— Stated problem —
Take the material below and retype it in full; pictures are left out.
## start Information provided
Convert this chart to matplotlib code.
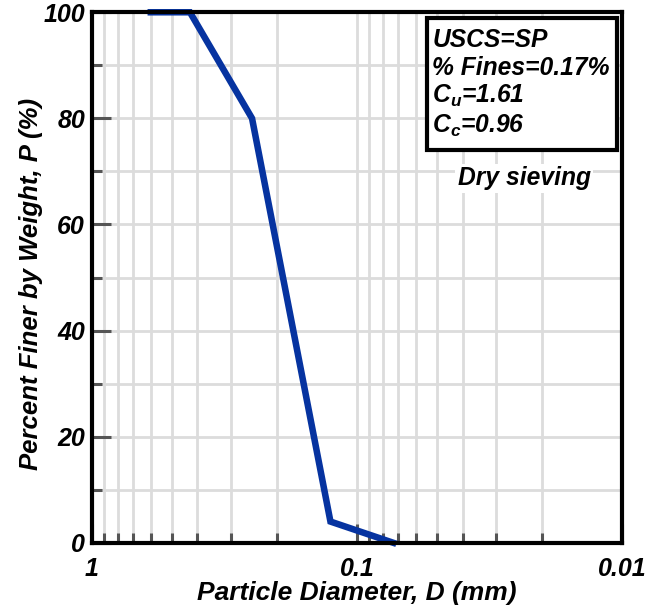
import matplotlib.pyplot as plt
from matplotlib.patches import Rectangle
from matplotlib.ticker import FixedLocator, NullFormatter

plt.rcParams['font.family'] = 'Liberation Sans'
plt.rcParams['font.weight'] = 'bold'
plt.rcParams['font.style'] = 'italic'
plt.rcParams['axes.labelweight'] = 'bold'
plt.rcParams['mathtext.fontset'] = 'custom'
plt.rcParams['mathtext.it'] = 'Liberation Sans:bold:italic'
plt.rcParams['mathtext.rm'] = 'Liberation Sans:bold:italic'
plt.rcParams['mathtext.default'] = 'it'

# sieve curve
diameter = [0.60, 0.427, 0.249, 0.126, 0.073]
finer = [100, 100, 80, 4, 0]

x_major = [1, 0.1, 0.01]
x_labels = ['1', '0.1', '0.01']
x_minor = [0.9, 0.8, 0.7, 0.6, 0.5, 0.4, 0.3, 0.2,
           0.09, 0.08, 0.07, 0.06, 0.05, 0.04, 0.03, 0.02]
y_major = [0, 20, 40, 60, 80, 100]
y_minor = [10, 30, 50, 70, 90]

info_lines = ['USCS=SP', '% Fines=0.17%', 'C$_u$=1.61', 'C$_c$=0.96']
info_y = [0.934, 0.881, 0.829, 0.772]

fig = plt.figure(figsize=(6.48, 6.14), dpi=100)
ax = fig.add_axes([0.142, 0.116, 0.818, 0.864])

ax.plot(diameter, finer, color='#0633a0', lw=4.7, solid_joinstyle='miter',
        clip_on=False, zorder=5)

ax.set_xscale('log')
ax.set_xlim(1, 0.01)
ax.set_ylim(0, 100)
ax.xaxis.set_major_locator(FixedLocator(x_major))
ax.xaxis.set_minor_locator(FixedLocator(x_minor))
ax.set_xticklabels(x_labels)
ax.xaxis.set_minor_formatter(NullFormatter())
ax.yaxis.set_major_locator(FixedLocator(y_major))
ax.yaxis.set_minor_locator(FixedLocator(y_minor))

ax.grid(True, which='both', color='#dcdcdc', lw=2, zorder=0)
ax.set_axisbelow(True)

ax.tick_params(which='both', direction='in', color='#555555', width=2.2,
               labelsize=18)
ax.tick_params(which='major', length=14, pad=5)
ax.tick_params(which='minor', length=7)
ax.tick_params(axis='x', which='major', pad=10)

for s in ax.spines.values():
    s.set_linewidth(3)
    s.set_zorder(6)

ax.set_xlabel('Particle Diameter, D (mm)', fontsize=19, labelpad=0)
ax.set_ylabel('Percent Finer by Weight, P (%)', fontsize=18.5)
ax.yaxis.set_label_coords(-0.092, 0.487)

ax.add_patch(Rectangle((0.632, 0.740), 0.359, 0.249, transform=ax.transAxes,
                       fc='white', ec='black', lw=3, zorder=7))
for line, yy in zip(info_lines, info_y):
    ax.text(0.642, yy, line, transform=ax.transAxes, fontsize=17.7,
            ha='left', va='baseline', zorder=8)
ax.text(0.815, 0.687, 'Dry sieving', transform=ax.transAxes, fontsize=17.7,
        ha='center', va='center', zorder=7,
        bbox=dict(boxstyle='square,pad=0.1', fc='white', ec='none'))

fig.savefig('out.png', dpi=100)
## end Information provided
— Response below —
Convert this chart to matplotlib code.
import matplotlib.pyplot as plt
from matplotlib.patches import Rectangle
from matplotlib.ticker import FixedLocator, NullFormatter

plt.rcParams['font.family'] = 'Liberation Sans'
plt.rcParams['font.weight'] = 'bold'
plt.rcParams['font.style'] = 'italic'
plt.rcParams['axes.labelweight'] = 'bold'
plt.rcParams['mathtext.fontset'] = 'custom'
plt.rcParams['mathtext.it'] = 'Liberation Sans:bold:italic'
plt.rcParams['mathtext.rm'] = 'Liberation Sans:bold:italic'
plt.rcParams['mathtext.default'] = 'it'

# sieve curve
diameter = [0.60, 0.427, 0.249, 0.126, 0.073]
finer = [100, 100, 80, 4, 0]

x_major = [1, 0.1, 0.01]
x_labels = ['1', '0.1', '0.01']
x_minor = [0.9, 0.8, 0.7, 0.6, 0.5, 0.4, 0.3, 0.2,
           0.09, 0.08, 0.07, 0.06, 0.05, 0.04, 0.03, 0.02]
y_major = [0, 20, 40, 60, 80, 100]
y_minor = [10, 30, 50, 70, 90]

info_lines = ['USCS=SP', '% Fines=0.17%', 'C$_u$=1.61', 'C$_c$=0.96']
info_y = [0.934, 0.881, 0.829, 0.772]

fig = plt.figure(figsize=(6.48, 6.14), dpi=100)
ax = fig.add_axes([0.142, 0.116, 0.818, 0.864])

ax.plot(diameter, finer, color='#0633a0', lw=4.7, solid_joinstyle='miter',
        clip_on=False, zorder=5)

ax.set_xscale('log')
ax.set_xlim(1, 0.01)
ax.set_ylim(0, 100)
ax.xaxis.set_major_locator(FixedLocator(x_major))
ax.xaxis.set_minor_locator(FixedLocator(x_minor))
ax.set_xticklabels(x_labels)
ax.xaxis.set_minor_formatter(NullFormatter())
ax.yaxis.set_major_locator(FixedLocator(y_major))
ax.yaxis.set_minor_locator(FixedLocator(y_minor))

ax.grid(True, which='both', color='#dcdcdc', lw=2, zorder=0)
ax.set_axisbelow(True)

ax.tick_params(which='both', direction='in', color='#555555', width=2.2,
               labelsize=18)
ax.tick_params(which='major', length=14, pad=5)
ax.tick_params(which='minor', length=7)
ax.tick_params(axis='x', which='major', pad=10)

for s in ax.spines.values():
    s.set_linewidth(3)
    s.set_zorder(6)

ax.set_xlabel('Particle Diameter, D (mm)', fontsize=19, labelpad=0)
ax.set_ylabel('Percent Finer by Weight, P (%)', fontsize=18.5)
ax.yaxis.set_label_coords(-0.092, 0.487)

ax.add_patch(Rectangle((0.632, 0.740), 0.359, 0.249, transform=ax.transAxes,
                       fc='white', ec='black', lw=3, zorder=7))
for line, yy in zip(info_lines, info_y):
    ax.text(0.642, yy, line, transform=ax.transAxes, fontsize=17.7,
            ha='left', va='baseline', zorder=8)
ax.text(0.815, 0.687, 'Dry sieving', transform=ax.transAxes, fontsize=17.7,
        ha='center', va='center', zorder=7,
        bbox=dict(boxstyle='square,pad=0.1', fc='white', ec='none'))

fig.savefig('out.png', dpi=100)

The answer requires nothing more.